Sunday, February 24, 2013

Another childhood mystery solved...

"Anemones" (Pulsatilla patens)
     "I have grown to believe that the one thing worth arriving at is simplicity of heart and life. That--
     "One's relations with others should be direct and not diplomatic.
     "Meannness and hardness and coldness are the unforgiveable sins.
     "Conventionality is the mother of dreariness.
     "Pleasure exists not in virtue of material conditions but in the joyful heart.
     "The world is a very interesting and beautiful place.
     "Congenial labor is the secret of happiness and many other things which seem, as I write them down, to be dull and trite commonplaces, but are for me the bright jewels which I have found beside the way".

          A list of observations written in her diary, quoted in "Separate Lives, The Story of Mary Rippon" by Silvia Pettem, The Book Lode, Longmont, 1999.

I can't begin to imagine how many times in my life I have sat on the sandstone benches of the Mary Rippon Theater on the Boulder C.U. campus, watching Shakespeare plays under the stars: the very first time was Midsummer Nights Dream, the inaugural year of the first Shakespeare Festival (when I was in Kintergarten! I still remember parts of the production! And being a little shocked by Belly Bottoms' aquiring a donkey's head).  This transpired almost twenty years after the Professor for whom the theater was named had died in 1935. By the way, this was the first Festival to complete the Bard's canon in the New World, I suspect I have sat through 100 performances there over the years, and I have walked through that open quadrangle framed by Hellems and the Museum Building thousands of times as a youngster and Collegian, often wondering who Mary Rippon truly was as I did so.

I found a crisp paperback copy of her biography published 15 years ago at my nearby ARC on Saturday, and was riveted from the first page by her astounding story: that a woman without a college degree would be hired by the first President (Dr. Sewall) of CU to teach--from the very first year of the University--and that she would have a stellar career, heaped with honors and become the mentor of hundreds during which time she conceived a child out of wedlock with a student, then secretly married, and carried on a relationship with her husband that spanned decades, his life abroad and that she supported him and her daughter much of that time, and even his new family once they had divorced--all this is most amazing to read about. A wonderfully written book, carefully pieced together from thousands of tiny fragments of information the author ferreted out (Mary Rippon had destroyed most of her letters and large parts of her diaries---with only the most incidental information left to re-create the portrait). The Appendix citing sources is half as long as the biography! That's scholarship for you!
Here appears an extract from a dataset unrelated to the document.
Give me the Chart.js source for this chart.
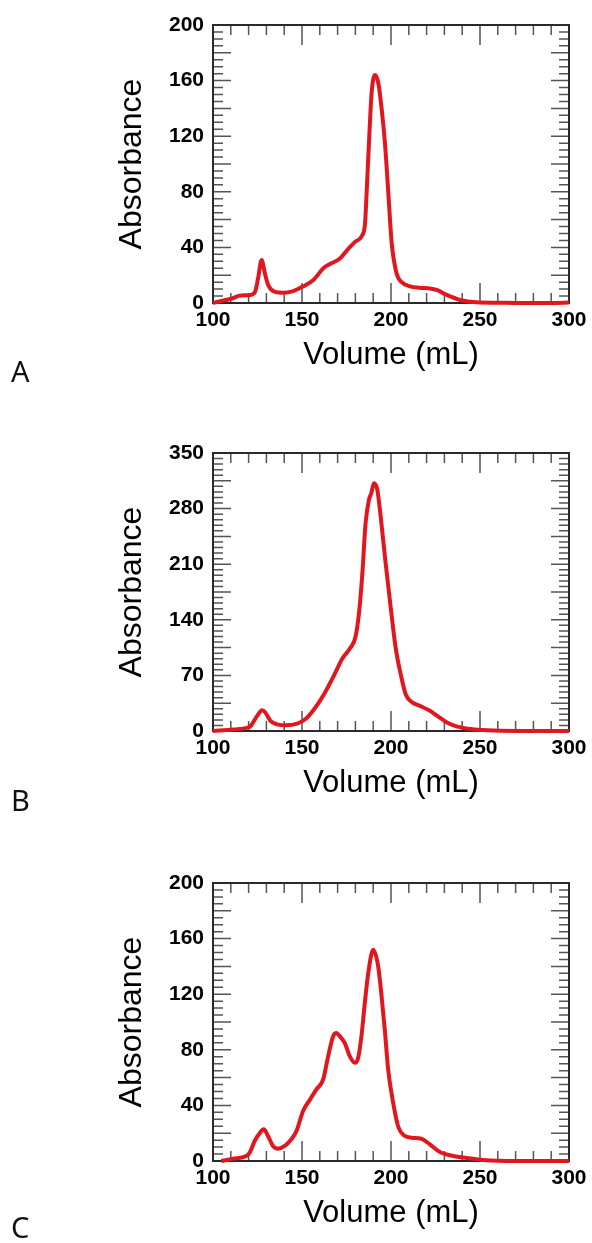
<!DOCTYPE html>
<html>
<head>
<meta charset="utf-8">
<script src="https://cdn.jsdelivr.net/npm/chart.js@4"></script>
<style>
  body { margin: 0; background: #fff; width: 592px; height: 1243px; position: relative; overflow: hidden; }
  .panel { position: absolute; left: 0; width: 592px; height: 400px; }
  .tag { position: absolute; left: 11px; font-family: 'Noto Sans', sans-serif; font-size: 29px; line-height: 29px; color: #111; }
</style>
</head>
<body>
<div class="panel" style="top:0px"><canvas id="chartA"></canvas></div>
<div class="panel" style="top:428px"><canvas id="chartB"></canvas></div>
<div class="panel" style="top:858px"><canvas id="chartC"></canvas></div>
<div class="tag" style="top:356px">A</div>
<div class="tag" style="top:785px">B</div>
<div class="tag" style="top:1212px">C</div>
<script>
// elution profiles
const volA = [100, 111, 115, 121, 123.6, 125.5, 127.3, 129.2, 131, 134.8, 139.5, 145, 150.7, 156.4, 162, 165.7, 171.3, 176, 179.8, 183.5, 185.4, 186.3, 187.8, 189.1, 191, 192.9, 194.8, 196.6, 198.5, 200.4, 203.2, 206, 210.7, 216, 221.9, 225.7, 231.3, 238.8, 248, 260, 270, 280, 290, 300];
const absA = [0, 3.4, 5.3, 5.8, 8, 19, 31, 21, 13, 8, 7.4, 8.6, 12, 16.5, 25, 28, 32, 39, 44, 48, 57, 79, 120, 151, 164, 158, 139, 115, 79, 43, 21, 15, 12, 11, 10.5, 9.4, 5.8, 2.2, 0.5, 0.2, 0, 0, 0, 0.3];

const volB = [100, 111.6, 119, 121, 124.8, 127.6, 129.5, 132.3, 136, 140.7, 147.3, 152, 156.7, 162.3, 168, 172.6, 177.3, 180, 182, 183.9, 185.7, 187.6, 188.9, 190.4, 192.3, 194.2, 197, 199.8, 202.6, 205.4, 208.3, 212, 215.8, 221.4, 226, 231.7, 237.3, 244.8, 254, 271, 300];
const absB = [0, 2, 4, 6, 19, 26, 23, 12.7, 8.4, 7.2, 9.3, 15, 27, 46, 70, 91, 105, 118, 148, 198, 261, 291, 299, 312, 304, 270, 211, 156, 105, 72, 46, 36, 32, 26, 19, 10.5, 5.5, 2.5, 0.8, 0, 0];

const volC = [104.7, 111.2, 118.7, 120.6, 123.4, 126.2, 128.5, 130.9, 133.7, 136.6, 140.3, 144, 146.9, 150.6, 154.4, 158.1, 161.9, 164.7, 167.5, 169.4, 171.2, 174, 176.8, 179.7, 181.5, 183.4, 185.3, 187.2, 190, 192.8, 194.7, 196.5, 198.4, 201.2, 204, 207.8, 211.5, 217.1, 221.8, 227.5, 235, 242.5, 251.8, 270.6, 300];
const absC = [0, 1.7, 3.6, 6, 14.4, 20, 22.8, 18, 10.8, 8.9, 10.8, 15.6, 21.6, 36, 44, 51.5, 58.7, 75.4, 89.8, 92, 89.8, 85, 75.4, 70.7, 74, 89.8, 113.8, 135, 152, 140, 118.6, 94.6, 65.9, 42, 25, 18, 16.8, 16, 12, 6.5, 3.6, 2.2, 0.7, 0, 0];

const xTicks = [100, 150, 200, 250, 300];
const yTicksA = [0, 40, 80, 120, 160, 200];
const yTicksB = [0, 70, 140, 210, 280, 350];
const yTicksC = [0, 40, 80, 120, 160, 200];

const FONT = "'Liberation Sans', Arial, Helvetica, sans-serif";

// box around the plot with inward ticks on all four sides
const frameTicks = {
    id: 'frameTicks',
    beforeDatasetsDraw(chart, args, opts) {
        const { ctx, chartArea: a, scales: { x, y } } = chart;
        ctx.save();
        ctx.strokeStyle = '#555';
        ctx.lineWidth = 1.5;
        ctx.beginPath();
        for (let v = x.min + opts.xMinor; v < x.max - 1e-6; v += opts.xMinor) {
            const px = x.getPixelForValue(v);
            const len = Math.abs(v % opts.xMajor) < 1e-6 ? 20 : 10;
            ctx.moveTo(px, a.bottom); ctx.lineTo(px, a.bottom - len);
            ctx.moveTo(px, a.top); ctx.lineTo(px, a.top + len);
        }
        for (let v = y.min + opts.yMinor; v < y.max - 1e-6; v += opts.yMinor) {
            const py = y.getPixelForValue(v);
            const len = Math.abs(v % opts.yMajor) < 1e-6 ? 18 : 10;
            ctx.moveTo(a.left, py); ctx.lineTo(a.left + len, py);
            ctx.moveTo(a.right, py); ctx.lineTo(a.right - len, py);
        }
        ctx.stroke();
        ctx.strokeStyle = '#2a2a2a';
        ctx.lineWidth = 2;
        ctx.strokeRect(a.left, a.top, a.width, a.height);
        ctx.restore();
    }
};

function makeChart(id, vols, values, yTicks, yMinor, yMajor) {
    const points = vols.map((v, i) => ({ x: v, y: values[i] }));
    return new Chart(document.getElementById(id), {
        type: 'scatter',
        data: {
            datasets: [{
                data: points,
                showLine: true,
                borderColor: '#e2161e',
                borderWidth: 4,
                pointRadius: 0,
                cubicInterpolationMode: 'monotone',
                clip: false
            }]
        },
        options: {
            responsive: true,
            maintainAspectRatio: false,
            animation: false,
            layout: { padding: { left: 100, top: 25, right: 23, bottom: 27 } },
            plugins: {
                legend: { display: false },
                tooltip: { enabled: false },
                frameTicks: { xMinor: 10, xMajor: 50, yMinor: yMinor, yMajor: yMajor }
            },
            scales: {
                x: {
                    type: 'linear',
                    min: xTicks[0],
                    max: xTicks[xTicks.length - 1],
                    afterBuildTicks: s => { s.ticks = xTicks.map(v => ({ value: v })); },
                    afterFit: s => { s.height = 70; },
                    grid: { drawOnChartArea: false, drawTicks: false },
                    border: { display: false },
                    ticks: { color: '#000', padding: 5, maxRotation: 0, font: { family: FONT, size: 21, weight: 'bold' } },
                    title: { display: true, text: 'Volume (mL)', color: '#000', padding: { top: 0, bottom: 2 }, font: { family: FONT, size: 31, lineHeight: 1 } }
                },
                y: {
                    type: 'linear',
                    min: yTicks[0],
                    max: yTicks[yTicks.length - 1],
                    afterBuildTicks: s => { s.ticks = yTicks.map(v => ({ value: v })); },
                    afterFit: s => { s.width = 113; },
                    grid: { drawOnChartArea: false, drawTicks: false },
                    border: { display: false },
                    ticks: { color: '#000', padding: 9, font: { family: FONT, size: 21, weight: 'bold' } },
                    title: { display: true, text: 'Absorbance', color: '#000', padding: { top: 16, bottom: 0 }, font: { family: FONT, size: 32, lineHeight: 1 } }
                }
            }
        },
        plugins: [frameTicks]
    });
}

makeChart('chartA', volA, absA, yTicksA, 5, 20);
makeChart('chartB', volB, absB, yTicksB, 7, 35);
makeChart('chartC', volC, absC, yTicksC, 5, 20);
</script>
</body>
</html>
What emerges is a painting of an extraordinary human being indeed. She summarized her philosophy not long before she died in those few sentences I transcribed above which certainly resonate for me. 

Although many themes echoed for me throughout this book--the glimpses I got of my home town as it was in the dusty and yet pristine 19th century were especially delightful, and I was heartened by the realization of how truly honorable and thoughtful people were during the long Victorian era, despite the moral serverity of the times.

The role that flowers play throughout the book is amazing: hence the "anemones" at the top of the masthead: Mary would rent a horse from the livery every spring when the pasqueflowers bloomed and rode out onto the mesas south of the University to admire them--very likely around the very spot where I grew up and spent my childhood and much of my youth. She and her daughter were both great fanciers of wildflowers and naturalistic gardening--another peculiar bond I share with them both.

2 comments:

  1. The effort it took then to take in something fleeting and special to influence - strikes me as the effort it takes today among all the pressures and stress. Same thing, so worthwhile!

    ReplyDelete
  2. One of my favorite Spring flowers, but unfortunately I don't have any in my own gardens yet. I was hoping to plant some in my sand prairie, but the seed is so dang expensive.